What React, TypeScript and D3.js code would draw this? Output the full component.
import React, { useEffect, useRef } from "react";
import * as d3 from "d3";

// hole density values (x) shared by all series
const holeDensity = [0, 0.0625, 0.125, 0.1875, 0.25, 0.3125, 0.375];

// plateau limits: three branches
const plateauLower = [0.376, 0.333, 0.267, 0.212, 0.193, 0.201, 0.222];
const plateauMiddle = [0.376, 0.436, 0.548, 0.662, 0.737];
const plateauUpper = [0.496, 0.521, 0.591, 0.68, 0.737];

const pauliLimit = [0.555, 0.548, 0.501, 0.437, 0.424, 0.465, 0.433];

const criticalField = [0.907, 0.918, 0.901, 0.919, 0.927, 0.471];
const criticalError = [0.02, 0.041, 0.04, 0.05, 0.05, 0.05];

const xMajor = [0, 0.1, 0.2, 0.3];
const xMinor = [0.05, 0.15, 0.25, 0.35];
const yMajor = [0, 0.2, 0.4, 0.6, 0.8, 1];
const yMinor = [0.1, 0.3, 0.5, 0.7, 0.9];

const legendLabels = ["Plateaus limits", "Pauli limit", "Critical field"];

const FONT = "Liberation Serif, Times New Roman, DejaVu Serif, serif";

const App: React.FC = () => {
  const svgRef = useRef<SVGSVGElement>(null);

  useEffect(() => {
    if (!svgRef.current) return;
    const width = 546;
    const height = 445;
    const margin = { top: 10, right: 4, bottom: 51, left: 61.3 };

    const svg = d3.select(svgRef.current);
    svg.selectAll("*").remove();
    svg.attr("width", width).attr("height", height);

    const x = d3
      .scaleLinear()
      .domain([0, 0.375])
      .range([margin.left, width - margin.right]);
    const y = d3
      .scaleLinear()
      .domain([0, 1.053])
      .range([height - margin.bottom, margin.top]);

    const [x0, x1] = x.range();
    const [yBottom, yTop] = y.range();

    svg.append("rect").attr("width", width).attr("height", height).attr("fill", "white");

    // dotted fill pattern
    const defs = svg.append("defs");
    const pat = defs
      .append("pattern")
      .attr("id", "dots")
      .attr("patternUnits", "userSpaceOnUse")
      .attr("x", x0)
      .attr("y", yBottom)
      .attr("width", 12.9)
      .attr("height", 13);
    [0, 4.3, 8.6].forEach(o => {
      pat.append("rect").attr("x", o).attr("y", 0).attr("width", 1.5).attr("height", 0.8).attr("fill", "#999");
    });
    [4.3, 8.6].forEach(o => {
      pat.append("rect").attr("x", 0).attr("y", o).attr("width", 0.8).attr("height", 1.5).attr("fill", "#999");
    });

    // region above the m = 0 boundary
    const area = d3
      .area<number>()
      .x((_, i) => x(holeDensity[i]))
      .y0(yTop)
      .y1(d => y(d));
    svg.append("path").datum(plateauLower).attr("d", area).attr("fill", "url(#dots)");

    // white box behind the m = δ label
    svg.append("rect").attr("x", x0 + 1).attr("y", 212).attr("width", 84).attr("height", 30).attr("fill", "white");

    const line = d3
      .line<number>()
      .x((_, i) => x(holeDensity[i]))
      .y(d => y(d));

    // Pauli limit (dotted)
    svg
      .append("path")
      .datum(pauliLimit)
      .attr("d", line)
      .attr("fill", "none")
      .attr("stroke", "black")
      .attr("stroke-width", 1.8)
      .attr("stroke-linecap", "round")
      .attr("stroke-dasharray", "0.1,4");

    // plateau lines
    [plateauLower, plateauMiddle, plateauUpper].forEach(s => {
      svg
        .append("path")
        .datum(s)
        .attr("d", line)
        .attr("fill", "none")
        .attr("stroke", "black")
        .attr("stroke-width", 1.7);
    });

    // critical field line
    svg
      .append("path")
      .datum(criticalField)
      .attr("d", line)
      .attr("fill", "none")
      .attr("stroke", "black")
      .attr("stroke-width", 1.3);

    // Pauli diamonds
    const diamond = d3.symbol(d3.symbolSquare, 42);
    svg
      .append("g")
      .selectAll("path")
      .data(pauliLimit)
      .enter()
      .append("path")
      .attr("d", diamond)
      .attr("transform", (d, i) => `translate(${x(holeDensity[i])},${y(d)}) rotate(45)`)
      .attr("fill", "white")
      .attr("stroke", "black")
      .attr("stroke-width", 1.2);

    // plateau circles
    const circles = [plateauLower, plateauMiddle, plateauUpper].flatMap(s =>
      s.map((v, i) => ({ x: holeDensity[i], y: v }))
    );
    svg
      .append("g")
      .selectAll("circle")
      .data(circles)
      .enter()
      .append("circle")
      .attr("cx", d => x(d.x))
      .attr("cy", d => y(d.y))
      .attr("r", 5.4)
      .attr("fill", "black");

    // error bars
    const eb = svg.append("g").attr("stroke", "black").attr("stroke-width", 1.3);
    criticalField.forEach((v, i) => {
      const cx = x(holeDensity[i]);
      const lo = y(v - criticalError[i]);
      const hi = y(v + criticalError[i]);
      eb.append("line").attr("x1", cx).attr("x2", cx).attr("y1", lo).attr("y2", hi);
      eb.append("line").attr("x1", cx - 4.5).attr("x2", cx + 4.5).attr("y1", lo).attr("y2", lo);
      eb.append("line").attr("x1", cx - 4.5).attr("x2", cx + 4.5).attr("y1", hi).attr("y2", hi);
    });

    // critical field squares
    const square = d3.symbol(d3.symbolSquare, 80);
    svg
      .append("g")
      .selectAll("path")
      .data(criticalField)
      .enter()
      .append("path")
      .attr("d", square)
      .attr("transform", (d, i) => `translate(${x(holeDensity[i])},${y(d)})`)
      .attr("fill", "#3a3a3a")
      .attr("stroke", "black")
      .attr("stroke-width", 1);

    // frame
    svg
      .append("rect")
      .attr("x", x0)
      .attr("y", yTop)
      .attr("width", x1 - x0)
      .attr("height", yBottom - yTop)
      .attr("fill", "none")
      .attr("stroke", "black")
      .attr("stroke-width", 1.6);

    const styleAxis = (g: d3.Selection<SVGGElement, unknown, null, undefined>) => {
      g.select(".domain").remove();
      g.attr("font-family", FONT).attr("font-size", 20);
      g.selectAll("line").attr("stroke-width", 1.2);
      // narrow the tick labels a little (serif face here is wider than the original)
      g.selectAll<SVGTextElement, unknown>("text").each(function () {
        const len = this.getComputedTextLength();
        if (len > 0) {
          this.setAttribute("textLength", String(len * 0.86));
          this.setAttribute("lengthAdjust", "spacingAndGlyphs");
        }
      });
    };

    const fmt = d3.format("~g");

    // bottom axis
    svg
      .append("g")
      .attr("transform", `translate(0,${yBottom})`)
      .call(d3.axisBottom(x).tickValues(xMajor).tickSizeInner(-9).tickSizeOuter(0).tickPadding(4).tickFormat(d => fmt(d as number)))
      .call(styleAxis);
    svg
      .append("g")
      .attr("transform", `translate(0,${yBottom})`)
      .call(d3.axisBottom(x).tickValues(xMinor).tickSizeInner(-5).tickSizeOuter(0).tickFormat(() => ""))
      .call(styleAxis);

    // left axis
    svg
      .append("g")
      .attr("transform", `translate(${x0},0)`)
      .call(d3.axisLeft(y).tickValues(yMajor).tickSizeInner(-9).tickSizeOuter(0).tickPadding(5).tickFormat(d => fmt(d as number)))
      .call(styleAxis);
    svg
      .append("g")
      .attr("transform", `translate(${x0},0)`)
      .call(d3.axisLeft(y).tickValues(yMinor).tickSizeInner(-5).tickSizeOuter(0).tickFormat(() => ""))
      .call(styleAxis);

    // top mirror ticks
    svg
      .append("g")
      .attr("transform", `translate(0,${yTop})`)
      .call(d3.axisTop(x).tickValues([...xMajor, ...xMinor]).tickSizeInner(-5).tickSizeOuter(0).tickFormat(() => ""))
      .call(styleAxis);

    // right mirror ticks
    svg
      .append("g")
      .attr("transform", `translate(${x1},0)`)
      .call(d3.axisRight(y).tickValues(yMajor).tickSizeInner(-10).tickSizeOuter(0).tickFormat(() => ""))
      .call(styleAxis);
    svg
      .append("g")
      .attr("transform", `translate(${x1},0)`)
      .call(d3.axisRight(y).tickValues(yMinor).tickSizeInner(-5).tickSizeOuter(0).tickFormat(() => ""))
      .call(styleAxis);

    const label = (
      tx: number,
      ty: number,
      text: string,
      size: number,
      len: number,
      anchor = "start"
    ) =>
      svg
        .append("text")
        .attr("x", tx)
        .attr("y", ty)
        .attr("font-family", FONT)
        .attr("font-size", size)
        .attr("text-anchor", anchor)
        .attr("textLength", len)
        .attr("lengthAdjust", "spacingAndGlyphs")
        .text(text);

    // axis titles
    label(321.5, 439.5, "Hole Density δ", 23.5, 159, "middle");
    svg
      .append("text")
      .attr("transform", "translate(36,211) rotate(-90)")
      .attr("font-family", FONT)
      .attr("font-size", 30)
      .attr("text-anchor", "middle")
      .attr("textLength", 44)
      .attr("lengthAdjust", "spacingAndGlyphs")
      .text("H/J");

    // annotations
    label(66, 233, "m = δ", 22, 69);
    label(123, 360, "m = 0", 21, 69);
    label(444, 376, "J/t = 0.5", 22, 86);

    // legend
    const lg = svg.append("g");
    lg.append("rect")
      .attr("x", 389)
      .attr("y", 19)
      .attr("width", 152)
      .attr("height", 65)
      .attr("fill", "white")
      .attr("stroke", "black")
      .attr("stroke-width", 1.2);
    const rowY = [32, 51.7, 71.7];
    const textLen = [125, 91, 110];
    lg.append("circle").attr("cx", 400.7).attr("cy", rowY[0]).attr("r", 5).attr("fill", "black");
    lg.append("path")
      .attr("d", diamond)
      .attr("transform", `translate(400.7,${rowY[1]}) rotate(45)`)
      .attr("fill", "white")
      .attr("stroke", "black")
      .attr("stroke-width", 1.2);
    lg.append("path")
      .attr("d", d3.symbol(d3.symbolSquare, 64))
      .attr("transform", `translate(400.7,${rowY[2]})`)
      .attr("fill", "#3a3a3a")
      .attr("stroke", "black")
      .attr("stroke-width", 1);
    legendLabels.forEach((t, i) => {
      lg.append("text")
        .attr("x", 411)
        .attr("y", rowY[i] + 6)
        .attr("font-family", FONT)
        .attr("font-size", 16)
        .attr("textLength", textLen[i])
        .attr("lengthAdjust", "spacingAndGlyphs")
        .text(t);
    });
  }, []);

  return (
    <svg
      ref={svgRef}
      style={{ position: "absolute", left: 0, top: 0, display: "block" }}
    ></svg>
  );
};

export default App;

==

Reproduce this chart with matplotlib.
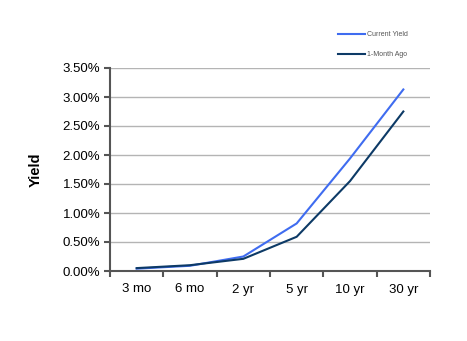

• Short exercise:
Reproduce each line of the entries in which the word "React" is found.

• Answer to this task:
What React, TypeScript and D3.js code would draw this? Output the full component.
import React, { useEffect, useRef } from "react";
const App: React.FC = () => {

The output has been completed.